# SHORT TASK
Only the lines from the start of the data through the line with "const yTitleDown = ['Nº" belong in the copy. Restate them word for word, minus the pictures.

--- start of DATA ---

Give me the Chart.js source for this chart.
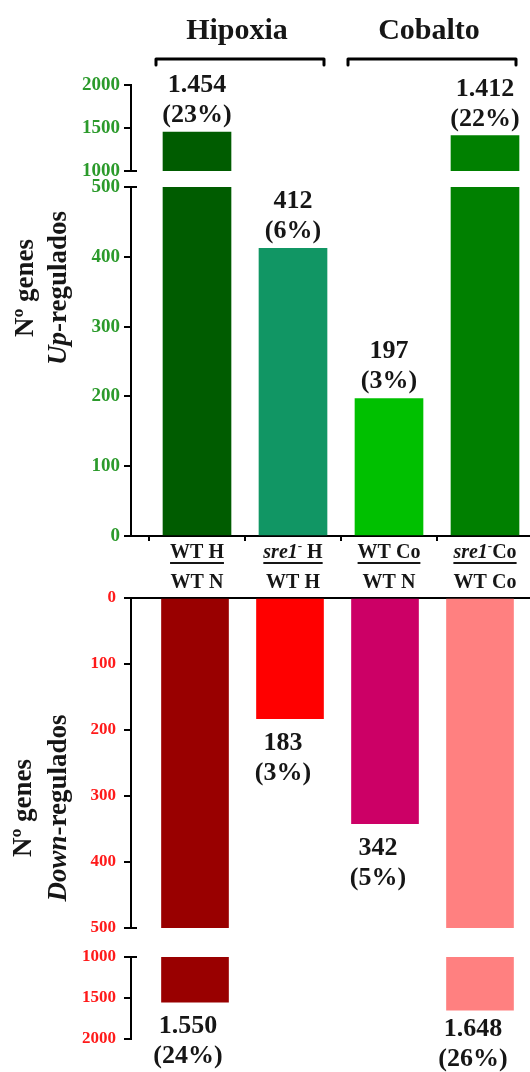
<!DOCTYPE html>
<html><head><meta charset="utf-8">
<script src="https://cdn.jsdelivr.net/npm/chart.js@4.4.1/dist/chart.umd.min.js"></script>
<style>
html,body{margin:0;padding:0;background:#fff;}
#wrap{position:relative;width:530px;height:1072px;overflow:hidden;background:#fff;}
.c{position:absolute;left:0;width:530px;}
</style></head><body>
<div id="wrap">
<div class="c" style="top:0;height:191px"><canvas id="upHigh"></canvas></div>
<div class="c" style="top:167px;height:428px"><canvas id="upLow"></canvas></div>
<div class="c" style="top:578px;height:370px"><canvas id="downLow"></canvas></div>
<div class="c" style="top:937px;height:135px"><canvas id="downHigh"></canvas></div>
</div>
<script>
// ---- data ----
const categoriesTop = ['WT H', '<i>sre1</i><sup>-</sup> H', 'WT Co', '<i>sre1</i><sup>-</sup>Co'];
const categoriesBottom = ['WT N', 'WT H', 'WT N', 'WT Co'];
const groupLabels = ['Hipoxia', 'Cobalto'];
const groupSpans = [[0, 1], [2, 3]];
const upValues = [1454, 412, 197, 1412];
const upPercents = [23, 6, 3, 22];
const downValues = [1550, 183, 342, 1648];
const downPercents = [24, 3, 5, 26];
const upColors = ['#005c00', '#119664', '#00c000', '#008000'];
const downColors = ['#990000', '#ff0000', '#cc0066', '#ff8080'];
const upHighTicks = [1000, 1500, 2000];
const upLowTicks = [0, 100, 200, 300, 400, 500];
const downLowTicks = [0, 100, 200, 300, 400, 500];
const downHighTicks = [1000, 1500, 2000];
const yTitleUp = ['Nº genes', '<i>Up</i>-regulados'];
const yTitleDown = ['Nº genes', '<i>Down</i>-regulados'];

// ---- helpers ----
const SERIF = "'Liberation Serif','Times New Roman',serif";
function fmt(v) { return String(v).replace(/\B(?=(\d{3})+(?!\d))/g, '.'); }
function parseRich(s) {
  const parts = []; const re = /<(i|sup)>(.*?)<\/\1>|([^<]+)/g; let m;
  while ((m = re.exec(s))) {
    if (m[3] !== undefined) parts.push({ t: m[3] });
    else parts.push({ t: m[2], i: m[1] === 'i', sup: m[1] === 'sup' });
  }
  return parts;
}
function fontFor(p, size) {
  if (p.sup) return 'bold ' + Math.round(size * 0.65) + 'px ' + SERIF;
  return (p.i ? 'italic ' : '') + 'bold ' + size + 'px ' + SERIF;
}
function drawRich(ctx, s, cx, by, size) {
  const parts = parseRich(s);
  let w = 0;
  for (const p of parts) { ctx.font = fontFor(p, size); w += ctx.measureText(p.t).width; }
  let x = cx - w / 2;
  ctx.textAlign = 'left'; ctx.textBaseline = 'alphabetic';
  for (const p of parts) {
    ctx.font = fontFor(p, size);
    ctx.fillText(p.t, x, p.sup ? by - size * 0.42 : by);
    x += ctx.measureText(p.t).width;
  }
  return { left: cx - w / 2, right: cx + w / 2 };
}

function valueLabelPlugin(values, percents, dir) {
  return {
    id: 'vlab',
    afterDatasetsDraw(chart) {
      const { ctx, scales: { x, y } } = chart;
      ctx.save(); ctx.fillStyle = '#161616';
      values.forEach((v, i) => {
        if (!(v > y.min && v <= y.max)) return;
        const py = y.getPixelForValue(v);
        const cx = x.getPixelForValue(i) + (dir === 'up' ? 0 : -7);
        const l1 = fmt(v), l2 = '(' + percents[i] + '%)';
        if (dir === 'up') { drawRich(ctx, l1, cx, py - 40, 26); drawRich(ctx, l2, cx, py - 10, 26); }
        else {
          const b2 = Math.min(py + 61, chart.height - 6);
          drawRich(ctx, l1, cx, b2 - 30, 26); drawRich(ctx, l2, cx, b2, 26);
        }
      });
      ctx.restore();
    }
  };
}
function breakCapPlugin(where) {
  return {
    id: 'bcap',
    afterDraw(chart) {
      const { ctx, chartArea: a } = chart;
      ctx.save(); ctx.strokeStyle = '#000'; ctx.lineWidth = 2;
      const yy = where === 'top' ? a.top : a.bottom;
      ctx.beginPath(); ctx.moveTo(a.left - 7, yy); ctx.lineTo(a.left + 6, yy); ctx.stroke();
      ctx.restore();
    }
  };
}
function yTitlePlugin(lines, xBase, yCenter) {
  return {
    id: 'ytitle',
    afterDraw(chart) {
      const ctx = chart.ctx;
      ctx.save(); ctx.fillStyle = '#161616';
      lines.forEach((s, k) => {
        ctx.save(); ctx.translate(xBase[k], yCenter); ctx.rotate(-Math.PI / 2);
        drawRich(ctx, s, 0, 0, 27); ctx.restore();
      });
      ctx.restore();
    }
  };
}
const groupPlugin = {
  id: 'groups',
  afterDraw(chart) {
    const { ctx, scales: { x } } = chart;
    ctx.save(); ctx.fillStyle = '#161616'; ctx.strokeStyle = '#000';
    ctx.lineWidth = 3; ctx.lineJoin = 'round'; ctx.lineCap = 'round';
    groupSpans.forEach((sp, g) => {
      const x1 = x.getPixelForValue(sp[0]) - 41, x2 = x.getPixelForValue(sp[1]) + 31;
      ctx.beginPath(); ctx.moveTo(x1, 65); ctx.lineTo(x1, 59); ctx.lineTo(x2, 59); ctx.lineTo(x2, 65); ctx.stroke();
      drawRich(ctx, groupLabels[g], (x1 + x2) / 2 - 3, 39, 30);
    });
    ctx.restore();
  }
};
const xLabelPlugin = {
  id: 'xlabels',
  afterDraw(chart) {
    const { ctx, chartArea: a, scales: { x } } = chart;
    ctx.save(); ctx.fillStyle = '#161616'; ctx.strokeStyle = '#161616'; ctx.lineWidth = 2;
    categoriesTop.forEach((s, i) => {
      const cx = x.getPixelForValue(i);
      const r = drawRich(ctx, s, cx, a.bottom + 22, 20);
      ctx.beginPath(); ctx.moveTo(r.left, a.bottom + 27); ctx.lineTo(r.right, a.bottom + 27); ctx.stroke();
      drawRich(ctx, categoriesBottom[i], cx, a.bottom + 52, 20);
    });
    ctx.restore();
  }
};

function zeroPad(s) { s.paddingTop = 0; s.paddingBottom = 0; s.paddingLeft = 0; s.paddingRight = 0; }

function makeChart(id, c) {
  return new Chart(document.getElementById(id), {
    type: 'bar',
    data: { datasets: [{ data: c.values.map((v, i) => ({ x: i, y: v })), backgroundColor: c.colors, barThickness: c.barW, clip: 0, borderWidth: 0 }] },
    options: {
      responsive: true, maintainAspectRatio: false, animation: false,
      layout: { autoPadding: false, padding: { top: c.padTop, bottom: c.padBottom, left: 0, right: 0 } },
      plugins: { legend: { display: false }, tooltip: { enabled: false }, title: { display: false } },
      scales: {
        x: {
          type: 'linear', min: c.xRange[0], max: c.xRange[1], offset: false,
          position: c.xMode === 'top' ? 'top' : 'bottom', display: c.xMode !== 'none',
          afterBuildTicks: s => { s.ticks = c.values.map((_, i) => ({ value: i })); },
          afterFit: s => { s.height = c.xHeight || 0; zeroPad(s); },
          ticks: { display: false },
          grid: { drawOnChartArea: false, drawTicks: c.xMode === 'bottom', tickLength: 5, color: '#000', lineWidth: 2 },
          border: { display: true, color: '#000', width: 2 }
        },
        y: {
          type: 'linear', min: c.yMin, max: c.yMax, reverse: !!c.reverse,
          afterBuildTicks: s => { s.ticks = c.yTicks.map(v => ({ value: v })); },
          afterFit: s => { s.width = 131; zeroPad(s); },
          ticks: { color: c.tickColor, font: { family: SERIF, weight: 'bold', size: c.tickSize }, padding: c.tickPad, callback: v => String(v) },
          grid: { drawOnChartArea: false, drawTicks: true, tickLength: 7, color: '#000', lineWidth: 2 },
          border: { display: true, color: '#000', width: 2 }
        }
      }
    },
    plugins: c.plugins
  });
}

const upX = [-0.6875, 3.46875];
const downX = [-0.6737, 3.5263];
const GREEN = '#2b9a2b', RED = '#ff1a1a';

// canvas tops: A 0, B 167, C 578, D 937
makeChart('upHigh', { values: upValues, colors: upColors, barW: 68, padTop: 85, padBottom: 20, xMode: 'none', xRange: upX,
  yMin: 1000, yMax: 2000, yTicks: upHighTicks, tickColor: GREEN, tickSize: 19, tickPad: 4,
  plugins: [valueLabelPlugin(upValues, upPercents, 'up'), breakCapPlugin('bottom'), groupPlugin] });

makeChart('upLow', { values: upValues, colors: upColors, barW: 68, padTop: 20, padBottom: 0, xMode: 'bottom', xHeight: 59, xRange: upX,
  yMin: 0, yMax: 500, yTicks: upLowTicks, tickColor: GREEN, tickSize: 19, tickPad: 4,
  plugins: [valueLabelPlugin(upValues, upPercents, 'up'), breakCapPlugin('top'), xLabelPlugin, yTitlePlugin(yTitleUp, [33, 66], 288 - 167)] });

makeChart('downLow', { values: downValues, colors: downColors, barW: 67, padTop: 20, padBottom: 20, xMode: 'top', xHeight: 0, xRange: downX,
  yMin: 0, yMax: 500, yTicks: downLowTicks, reverse: true, tickColor: RED, tickSize: 17, tickPad: 8,
  plugins: [valueLabelPlugin(downValues, downPercents, 'down'), breakCapPlugin('bottom'), yTitlePlugin(yTitleDown, [31, 66], 808 - 578)] });

makeChart('downHigh', { values: downValues, colors: downColors, barW: 67, padTop: 20, padBottom: 33, xMode: 'none', xRange: downX,
  yMin: 1000, yMax: 2000, yTicks: downHighTicks, reverse: true, tickColor: RED, tickSize: 17, tickPad: 8,
  plugins: [valueLabelPlugin(downValues, downPercents, 'down'), breakCapPlugin('top')] });
</script>
</body></html>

--- end of DATA ---

# FULL ANSWER
Give me the Chart.js source for this chart.
<!DOCTYPE html>
<html><head><meta charset="utf-8">
<script src="https://cdn.jsdelivr.net/npm/chart.js@4.4.1/dist/chart.umd.min.js"></script>
<style>
html,body{margin:0;padding:0;background:#fff;}
#wrap{position:relative;width:530px;height:1072px;overflow:hidden;background:#fff;}
.c{position:absolute;left:0;width:530px;}
</style></head><body>
<div id="wrap">
<div class="c" style="top:0;height:191px"><canvas id="upHigh"></canvas></div>
<div class="c" style="top:167px;height:428px"><canvas id="upLow"></canvas></div>
<div class="c" style="top:578px;height:370px"><canvas id="downLow"></canvas></div>
<div class="c" style="top:937px;height:135px"><canvas id="downHigh"></canvas></div>
</div>
<script>
// ---- data ----
const categoriesTop = ['WT H', '<i>sre1</i><sup>-</sup> H', 'WT Co', '<i>sre1</i><sup>-</sup>Co'];
const categoriesBottom = ['WT N', 'WT H', 'WT N', 'WT Co'];
const groupLabels = ['Hipoxia', 'Cobalto'];
const groupSpans = [[0, 1], [2, 3]];
const upValues = [1454, 412, 197, 1412];
const upPercents = [23, 6, 3, 22];
const downValues = [1550, 183, 342, 1648];
const downPercents = [24, 3, 5, 26];
const upColors = ['#005c00', '#119664', '#00c000', '#008000'];
const downColors = ['#990000', '#ff0000', '#cc0066', '#ff8080'];
const upHighTicks = [1000, 1500, 2000];
const upLowTicks = [0, 100, 200, 300, 400, 500];
const downLowTicks = [0, 100, 200, 300, 400, 500];
const downHighTicks = [1000, 1500, 2000];
const yTitleUp = ['Nº genes', '<i>Up</i>-regulados'];
const yTitleDown = ['Nº genes', '<i>Down</i>-regulados'];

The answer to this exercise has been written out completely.